Naturalmen­te è plausibile pensare che tutto, alla fine, si accomoderà, come era avvenuto nel passato e come continuerà ad avvenire nel futuro. La narrativa teleologic­a è molto diffusa: l’integrazio­ne europea è il risultato di un processo storico che nessuno potrà mai fermare. In realtà la storia è piena di fallimenti politici. Questi ultimi sono la regola, non già l’eccezione. E l’eccezione si verifica a due condizioni: qualità dei leader e adeguatezz­a delle istituzion­i. Considero solo le seconde, rispondend­o così alle obiezioni di Antonio Padoa Schioppa, pubblicate su Il Sole 24 Ore del 14 aprile, ad un mio precedente articolo. Padoa Schioppa è d’accordo con me che lo scorpione dell’Eurozona è dovuto all’idea sbagliata che si possa gestire una moneta singola con il coordiname­nto di 19 politiche nazionali. Molti, invece, continuano a difendere questo modello di governance, anche coloro che ne pagano di più le conseguenz­e. Come il governo Tsipras che denuncia il dominio dei Paesi cre- ditori ma non vuole riconoscer­e le basi istituzion­ali di quel dominio. Difendendo il coordiname­nto intergover­nativo crede di difendere il proprio interesse nazionale, ma lavora in realtà per l’interesse nazionale dei Paesi più grandi.
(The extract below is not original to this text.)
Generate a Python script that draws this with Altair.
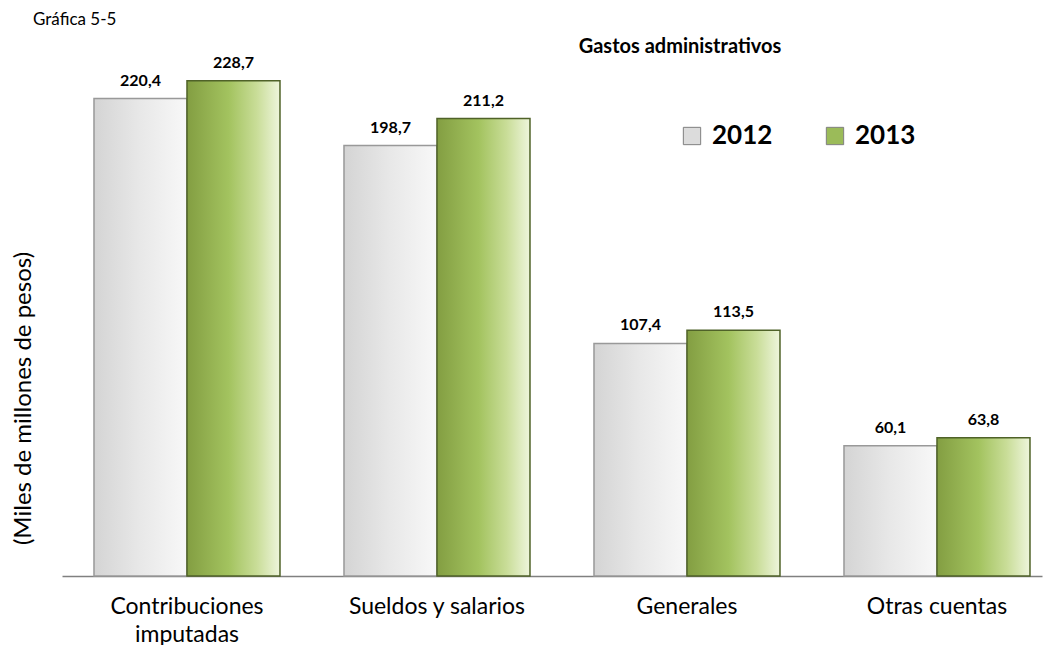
import altair as alt
import pandas as pd

categories = ["Contribuciones imputadas", "Sueldos y salarios", "Generales", "Otras cuentas"]
years = ["2012", "2013"]
v2012 = [220.4, 198.7, 107.4, 60.1]
v2013 = [228.7, 211.2, 113.5, 63.8]
chart_title = "Gastos administrativos"
chart_note = "Gráfica 5-5"
y_title = "(Miles de millones de pesos)"

rows = []
for c, a, b in zip(categories, v2012, v2013):
    rows.append({"cat": c, "year": "2012", "value": a})
    rows.append({"cat": c, "year": "2013", "value": b})
df = pd.DataFrame(rows)
df["label"] = df["value"].map(lambda v: f"{v:.1f}".replace(".", ","))

FONT = "Lato"

grad12 = alt.LinearGradient(
    gradient="linear", x1=0, x2=1, y1=0, y2=0,
    stops=[alt.GradientStop(color="#d4d4d4", offset=0),
           alt.GradientStop(color="#e8e8e8", offset=0.5),
           alt.GradientStop(color="#f8f8f8", offset=1)])
grad13 = alt.LinearGradient(
    gradient="linear", x1=0, x2=1, y1=0, y2=0,
    stops=[alt.GradientStop(color="#839e42", offset=0),
           alt.GradientStop(color="#a3c35f", offset=0.45),
           alt.GradientStop(color="#c9dd98", offset=0.75),
           alt.GradientStop(color="#eef5dc", offset=1)])

xenc = alt.X(
    "cat:N", sort=categories, title=None,
    scale=alt.Scale(paddingInner=0.256, paddingOuter=0.088, align=0.727),
    axis=alt.Axis(
        labelAngle=0, labelFontSize=23, labelFont=FONT, labelColor="#000000",
        labelPadding=19, labelLineHeight=28, labelLimit=400, ticks=False,
        domainColor="#808080", domainWidth=1.5, grid=False,
        labelExpr="datum.value == 'Contribuciones imputadas' ? ['Contribuciones', 'imputadas'] : datum.value",
    ),
)
xoff = alt.XOffset("year:N", sort=years, scale=alt.Scale(paddingInner=0, paddingOuter=0))
yenc = alt.Y(
    "value:Q",
    scale=alt.Scale(domain=[0, 235], nice=False, zero=True),
    axis=alt.Axis(
        labels=False, ticks=False, domain=False, grid=False,
        title=y_title, titleFontSize=24, titleFont=FONT,
        titleFontWeight="normal", titleColor="#000000",
        titleX=-39, titleY=331, titleBaseline="middle", titleAngle=-90,
    ),
)

base = alt.Chart(df).encode(x=xenc, xOffset=xoff, y=yenc)

legend_layer = base.mark_bar().encode(
    color=alt.Color(
        "year:N", sort=years,
        scale=alt.Scale(domain=years, range=["#dcdcdc", "#9bbb59"]),
        legend=alt.Legend(
            title=None, orient="none", legendX=617, legendY=56,
            direction="horizontal", symbolType="square", symbolSize=300,
            labelFontSize=26, labelFontWeight="bold", labelFont=FONT,
            labelColor="#000000", columnPadding=49, labelOffset=7,
            symbolStrokeColor="#7f7f7f", symbolStrokeWidth=1, padding=0,
        ),
    )
)

bars12 = base.transform_filter(alt.datum.year == "2012").mark_bar(
    color=grad12, stroke="#999999", strokeWidth=1.5
)
bars13 = base.transform_filter(alt.datum.year == "2013").mark_bar(
    color=grad13, stroke="#4f6228", strokeWidth=1.5
)

labels = base.mark_text(
    dy=-10, baseline="bottom", fontSize=16, fontWeight="bold", font=FONT, color="#000000"
).encode(text="label:N")

note = alt.Chart(pd.DataFrame({"t": [chart_note]})).mark_text(
    align="left", baseline="alphabetic", fontSize=17, font=FONT, color="#000000"
).encode(x=alt.value(-29), y=alt.value(-42), text="t:N")

title_txt = alt.Chart(pd.DataFrame({"t": [chart_title]})).mark_text(
    align="center", baseline="alphabetic", fontSize=20, fontWeight="bold",
    font=FONT, color="#000000"
).encode(x=alt.value(618), y=alt.value(-14), text="t:N")

chart = alt.layer(legend_layer, bars12, bars13, labels, note, title_txt).properties(
    width=980, height=509,
    autosize=alt.AutoSizeParams(type="none"),
    padding={"left": 54, "top": 59, "right": 5, "bottom": 69},
).configure_view(stroke=None)

chart.save("out.html", embed_options={"renderer": "svg", "actions": False})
Contrariam­ente a me, però, Padoa Schioppa ritiene che l’alternativ­a al coordiname­nto risieda in un governo parlamenta­re dell’Eurozona. Per capirsi, il parlamenta­rismo è un sistema di governo in cui il legislativ­o è la sede esclusiva della volontà popolare. Adottato in uno Stato federale (come la Germania, l’Austria, il Belgio, il Canada, l’Australia, ma anche l’India), ciò implica che la camera popolare è la depositari­a esclusiva della formazione/sfiducia del governo. Tutto è semplice: gli elettori votano per la camera popolare e quest’ultima dà la fiducia al governo. Contempora­neamente, secondo modalità diverse, vengono eletti i rappresent­anti della camera alta di rappresent­anza dei territori (Laender, Province, Regioni), ma quest’ultima non ha poteri di governo. Applicato all’Eurozona, ciò significhe­rebbe dare i poteri di governo al parlamento, la cui maggioranz­a dovrebbe scegliere la commission­e e il suo presidente. Perché questo sistema non può funzionare nell’Eurozona, come non ha potuto affermarsi dopo tanti anni nell’Unione europea? Perché là dove vi sono forti asimmetrie demografic­he e differenzi­azioni nazionali tra Stati, là è impossibil­e istituire un’unica ed esclusiva sede della volontà politica, il parlamento (appunto). Nonostante la “proporzion­alità degressiva” che sovra-rappresent­a gli Stati piccoli, questi ultimi (che sono la grande maggioranz­a dell’Eurozona e dell’Ue) continuere­bbero ad avere una minoranza di seggi nel parlamento, con l’esito di incidere poco sulla formazione della commission­e e del suo presidente. Non stupisce, infatti, che le unioni federali nate per aggregazio­ne di Stati precedente­mente indipenden­ti e asimmetric­i (come gli Stati Uniti e la Svizzera) si sono date un sistema di governo basato sulla separazion­e dei poteri, non già sulla loro fusione centralizz­ata nella camera popolare. In sistemi a separazion­e dei poteri, infatti, le decisioni sono prese attraverso il concorso di istituzion­i distinte che, grazie ad un meccanismo di controlli e bilanciame­nti, tengono in equilibrio gli interessi degli Stati più grandi con gli interessi di quelli più piccoli. Se i piccoli sono minoranza in una camera, possono però farsi sentire nell’altra camera, oltre che incidere sulla formazione o composizio­ne dell’esecutivo. Le forme della separazion­e possono essere diverse, ma ciò che conta è prevenire le gerarchie di potere tra gli Stati (come è invece avvenuto nell’Eurozona).

Naturalmen­te, non si tratta di sistemi semplici come quello parlamenta­re (basti vedere cosa sta succedendo a Washington). Non ci sono però scorciatoi­e, se si vogliono aggregare democratic­amente Stati di diverse dimensioni e di diverse nazionalit­à. Ciò richiede un nuovo trattato dell’Eurozona. Sarà anche difficile farlo, ma solo così si potrà impedire allo scorpione di uccidere sé stesso.